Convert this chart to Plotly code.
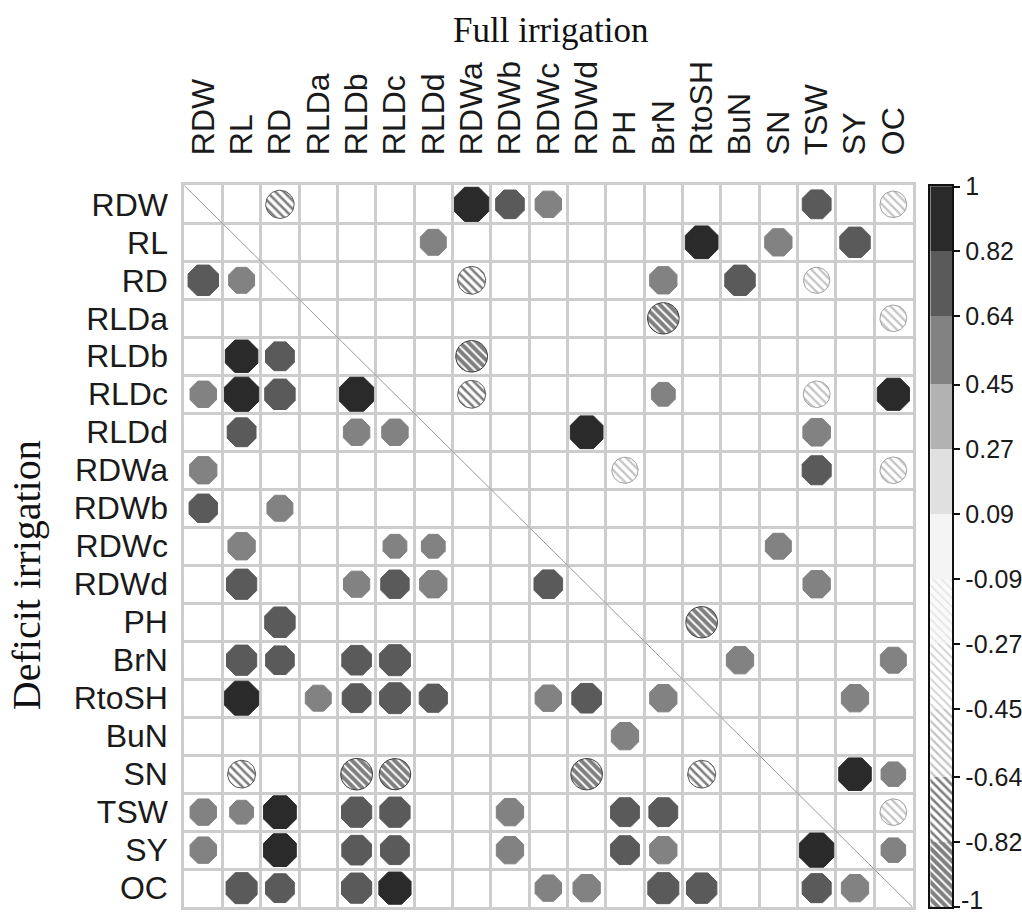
import numpy as np
import plotly.graph_objects as go

# Trait names (rows and columns share the same order)
variables = ["RDW", "RL", "RD", "RLDa", "RLDb", "RLDc", "RLDd", "RDWa", "RDWb", "RDWc",
             "RDWd", "PH", "BrN", "RtoSH", "BuN", "SN", "TSW", "SY", "OC"]

# Significant correlations under full irrigation (upper triangle): (row, column, r)
full_irrigation = [
    ("RDW", "RD", -0.68), ("RDW", "RDWa", 0.97), ("RDW", "RDWb", 0.68), ("RDW", "RDWc", 0.58),
    ("RDW", "TSW", 0.69), ("RDW", "OC", -0.60),
    ("RL", "RLDd", 0.56), ("RL", "RtoSH", 0.89), ("RL", "SN", 0.62), ("RL", "SY", 0.77),
    ("RD", "RDWa", -0.66), ("RD", "BrN", 0.62), ("RD", "BuN", 0.77), ("RD", "TSW", -0.58),
    ("RLDa", "BrN", -0.84), ("RLDa", "OC", -0.60),
    ("RLDb", "RDWa", -0.85),
    ("RLDc", "RDWa", -0.66), ("RLDc", "BrN", 0.47), ("RLDc", "TSW", -0.60), ("RLDc", "OC", 0.86),
    ("RLDd", "RDWd", 0.89), ("RLDd", "TSW", 0.63),
    ("RDWa", "PH", -0.58), ("RDWa", "TSW", 0.70), ("RDWa", "OC", -0.60),
    ("RDWc", "SN", 0.56),
    ("RDWd", "TSW", 0.62),
    ("PH", "RtoSH", -0.84),
    ("BrN", "BuN", 0.62), ("BrN", "OC", 0.56),
    ("RtoSH", "SY", 0.62),
    ("SN", "SY", 0.88), ("SN", "OC", 0.50),
    ("TSW", "OC", -0.60),
    ("SY", "OC", 0.50),
]

# Significant correlations under deficit irrigation (lower triangle): (row, column, r)
deficit_irrigation = [
    ("RD", "RDW", 0.77), ("RD", "RL", 0.56),
    ("RLDb", "RL", 0.88), ("RLDb", "RD", 0.69),
    ("RLDc", "RDW", 0.58), ("RLDc", "RL", 0.97), ("RLDc", "RD", 0.77), ("RLDc", "RLDb", 0.96),
    ("RLDd", "RL", 0.69), ("RLDd", "RLDb", 0.58), ("RLDd", "RLDc", 0.58),
    ("RDWa", "RDW", 0.62),
    ("RDWb", "RDW", 0.67), ("RDWb", "RD", 0.56),
    ("RDWc", "RL", 0.62), ("RDWc", "RLDc", 0.47), ("RDWc", "RLDd", 0.47),
    ("RDWd", "RL", 0.76), ("RDWd", "RLDb", 0.57), ("RDWd", "RLDc", 0.67), ("RDWd", "RLDd", 0.62),
    ("RDWd", "RDWc", 0.68),
    ("PH", "RD", 0.77),
    ("BrN", "RL", 0.76), ("BrN", "RD", 0.68), ("BrN", "RLDb", 0.73), ("BrN", "RLDc", 0.80),
    ("RtoSH", "RL", 0.96), ("RtoSH", "RLDa", 0.56), ("RtoSH", "RLDb", 0.69), ("RtoSH", "RLDc", 0.79),
    ("RtoSH", "RLDd", 0.66), ("RtoSH", "RDWc", 0.58), ("RtoSH", "RDWd", 0.73), ("RtoSH", "BrN", 0.62),
    ("BuN", "PH", 0.62),
    ("SN", "RL", -0.66), ("SN", "RLDb", -0.85), ("SN", "RLDc", -0.83), ("SN", "RDWd", -0.84),
    ("SN", "RtoSH", -0.66),
    ("TSW", "RDW", 0.58), ("TSW", "RL", 0.47), ("TSW", "RD", 0.89), ("TSW", "RLDb", 0.76),
    ("TSW", "RLDc", 0.76), ("TSW", "RDWb", 0.62), ("TSW", "PH", 0.69), ("TSW", "BrN", 0.69),
    ("SY", "RDW", 0.58), ("SY", "RD", 0.89), ("SY", "RLDb", 0.73), ("SY", "RLDc", 0.69),
    ("SY", "RDWb", 0.62), ("SY", "PH", 0.69), ("SY", "BrN", 0.62), ("SY", "TSW", 0.97),
    ("OC", "RL", 0.80), ("OC", "RD", 0.69), ("OC", "RLDb", 0.76), ("OC", "RLDc", 0.86),
    ("OC", "RDWc", 0.58), ("OC", "RDWd", 0.62), ("OC", "BrN", 0.80), ("OC", "RtoSH", 0.77),
    ("OC", "TSW", 0.70), ("OC", "SY", 0.62),
]

# Colour-key breaks and their labels
bin_edges = [-1, -0.82, -0.64, -0.45, -0.27, -0.09, 0.09, 0.27, 0.45, 0.64, 0.82, 1]
bin_labels = ["-1", "-0.82", "-0.64", "-0.45", "-0.27", "-0.09",
              "0.09", "0.27", "0.45", "0.64", "0.82", "1"]

# Fill style of each colour-key interval (low to high)
bin_styles = [
    dict(fg="#000000", bg="#ffffff", solidity=0.68, size=6, edge="#3a3a3a"),  # -1 .. -0.82
    dict(fg="#000000", bg="#ffffff", solidity=0.42, size=6, edge="#5a5a5a"),  # -0.82 .. -0.64
    dict(fg="#8a8a8a", bg="#ffffff", solidity=0.38, size=6, edge="#a0a0a0"),  # -0.64 .. -0.45
    dict(fg="#a8a8a8", bg="#ffffff", solidity=0.33, size=6, edge="#b8b8b8"),  # -0.45 .. -0.27
    dict(fg="#d0d0d0", bg="#fafafa", solidity=0.30, size=6, edge="#d0d0d0"),  # -0.27 .. -0.09
    dict(color="#f4f4f4"),                                                     # -0.09 .. 0.09
    dict(color="#e0e0e0"),                                                     # 0.09 .. 0.27
    dict(color="#b2b2b2"),                                                     # 0.27 .. 0.45
    dict(color="#828282"),                                                     # 0.45 .. 0.64
    dict(color="#5a5a5a"),                                                     # 0.64 .. 0.82
    dict(color="#2a2a2a"),                                                     # 0.82 .. 1
]

W, H = 1022, 917
GRID_L, GRID_R, GRID_T, GRID_B = 185, 917, 174, 907
n = len(variables)
cell_px = (GRID_R - GRID_L) / n
idx = {v: i for i, v in enumerate(variables)}


def bin_of(r):
    for k in range(len(bin_edges) - 1):
        if r <= bin_edges[k + 1]:
            return k
    return len(bin_edges) - 2


fig = go.Figure()

pairs = full_irrigation + deficit_irrigation

# Positive correlations: filled octagon-like circles, area proportional to |r|
solid = {}
for row, col, r in pairs:
    if r > 0:
        solid.setdefault(bin_of(r), []).append((idx[col], idx[row], r))
for k, pts in sorted(solid.items()):
    colr = bin_styles[k]["color"]
    fig.add_trace(go.Scatter(
        x=[p[0] for p in pts], y=[p[1] for p in pts], mode="markers",
        marker=dict(symbol="octagon", color=colr, opacity=1,
                    size=[0.9 * np.sqrt(abs(p[2])) * cell_px / 0.924 for p in pts],
                    line=dict(color=colr, width=1)),
        hoverinfo="skip", showlegend=False, xaxis="x", yaxis="y"))

# Negative correlations: hatched circles drawn as filled outlines
theta = np.linspace(0, 2 * np.pi, 49)
hatched = {}
for row, col, r in pairs:
    if r < 0:
        hatched.setdefault(bin_of(r), []).append((idx[col], idx[row], r))
for k, pts in sorted(hatched.items()):
    st = bin_styles[k]
    xs, ys = [], []
    for cx, cy, r in pts:
        rad = 0.45 * np.sqrt(abs(r))
        xs += list(cx + rad * np.cos(theta)) + [None]
        ys += list(cy + rad * np.sin(theta)) + [None]
    fig.add_trace(go.Scatter(
        x=xs, y=ys, mode="lines", fill="toself",
        fillcolor=st["bg"],
        fillpattern=dict(shape="\\", fgcolor=st["fg"], bgcolor=st["bg"],
                         solidity=st["solidity"], size=st["size"]),
        line=dict(color=st["edge"], width=1),
        hoverinfo="skip", showlegend=False, xaxis="x", yaxis="y"))

# Colour key as a stacked column of intervals
for k in range(len(bin_edges) - 1):
    lo, hi = bin_edges[k], bin_edges[k + 1]
    st = bin_styles[k]
    if "color" in st:
        marker = dict(color=st["color"], line=dict(width=0))
    else:
        marker = dict(color=st["bg"], line=dict(width=0),
                      pattern=dict(shape="\\", fgcolor=st["fg"], bgcolor=st["bg"],
                                   solidity=st["solidity"], size=st["size"]))
    fig.add_trace(go.Bar(x=[0.5], y=[hi - lo], base=[lo], width=1, marker=marker,
                         opacity=1, hoverinfo="skip", showlegend=False,
                         xaxis="x2", yaxis="y2"))

grid_col = "#cdcdcd"
label_font = dict(family="Liberation Sans, Arial, sans-serif", size=32, color="#1a1a1a")
key_font = dict(family="Liberation Sans, Arial, sans-serif", size=25, color="#1a1a1a")

# The lowest key label sits on the page edge, so it is placed as an annotation
key_ticktext = [""] + bin_labels[1:]

fig.update_layout(
    width=W, height=H,
    margin=dict(l=0, r=0, t=0, b=0),
    paper_bgcolor="white", plot_bgcolor="white",
    barmode="overlay", bargap=0,
    xaxis=dict(domain=[GRID_L / W, GRID_R / W], range=[-0.5, n - 0.5],
               tickmode="array", tickvals=list(range(n)), ticktext=variables,
               side="top", tickangle=-90, tickfont=label_font, ticks="",
               ticklabelstandoff=21,
               showgrid=False, zeroline=False,
               minor=dict(tickmode="linear", tick0=-0.5, dtick=1, showgrid=True,
                          gridcolor=grid_col, gridwidth=2.5, ticks=""),
               showline=True, mirror=True, linecolor=grid_col, linewidth=2.5,
               fixedrange=True),
    yaxis=dict(domain=[1 - GRID_B / H, 1 - GRID_T / H], range=[n - 0.5, -0.5],
               tickmode="array", tickvals=list(range(n)), ticktext=variables,
               tickfont=label_font, ticks="", ticklabelstandoff=7,
               showgrid=False, zeroline=False,
               minor=dict(tickmode="linear", tick0=-0.5, dtick=1, showgrid=True,
                          gridcolor=grid_col, gridwidth=2.5, ticks=""),
               showline=True, mirror=True, linecolor=grid_col, linewidth=2.5,
               fixedrange=True),
    xaxis2=dict(domain=[935 / W, 957 / W], range=[0, 1], anchor="y2",
                showticklabels=False, ticks="", showgrid=False, zeroline=False,
                showline=True, mirror=True, linecolor="#111111", linewidth=2),
    yaxis2=dict(domain=[1 - 907 / H, 1 - 175 / H], range=[-1.0005, 1.0005], anchor="x2",
                side="right", tickmode="array", tickvals=bin_edges, ticktext=key_ticktext,
                ticks="outside", ticklen=6, tickwidth=1.5, tickcolor="#111111",
                tickfont=key_font,
                showgrid=False, zeroline=False,
                showline=True, mirror=True, linecolor="#111111", linewidth=2),
    shapes=[dict(type="line", xref="x", yref="y", x0=-0.5, y0=-0.5, x1=n - 0.5, y1=n - 0.5,
                 line=dict(color="#9a9a9a", width=1), layer="above")],
    annotations=[
        dict(text="Full irrigation", xref="paper", yref="paper",
             x=553 / W, y=1 - 17 / H, showarrow=False, xanchor="center", yanchor="middle",
             font=dict(family="Liberation Serif, Times New Roman, serif", size=35,
                       color="#111111")),
        dict(text="Deficit irrigation", xref="paper", yref="paper",
             x=26 / W, y=1 - 570 / H, showarrow=False, textangle=-90,
             xanchor="center", yanchor="middle",
             font=dict(family="Liberation Serif, Times New Roman, serif", size=40,
                       color="#111111")),
        dict(text=bin_labels[0], xref="paper", yref="y2",
             x=964 / W, y=bin_edges[0], showarrow=False, xanchor="left", yanchor="bottom",
             yshift=-9, font=key_font),
    ],
)

fig.write_html("out.html")
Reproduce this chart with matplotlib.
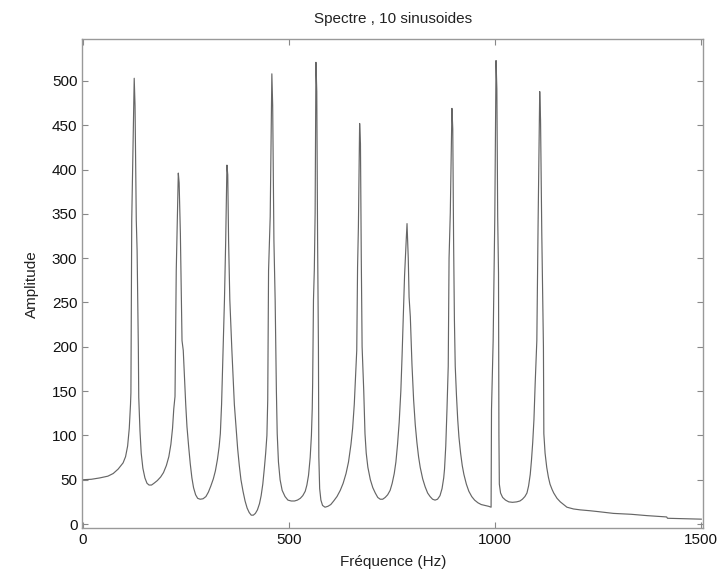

= = =

GIVEN TASK: Identify each line in the records above that contains the word "this", and copy it out in full.

RESULT BELOW:
Convert this chart to Plotly code.
Reproduce this chart with matplotlib.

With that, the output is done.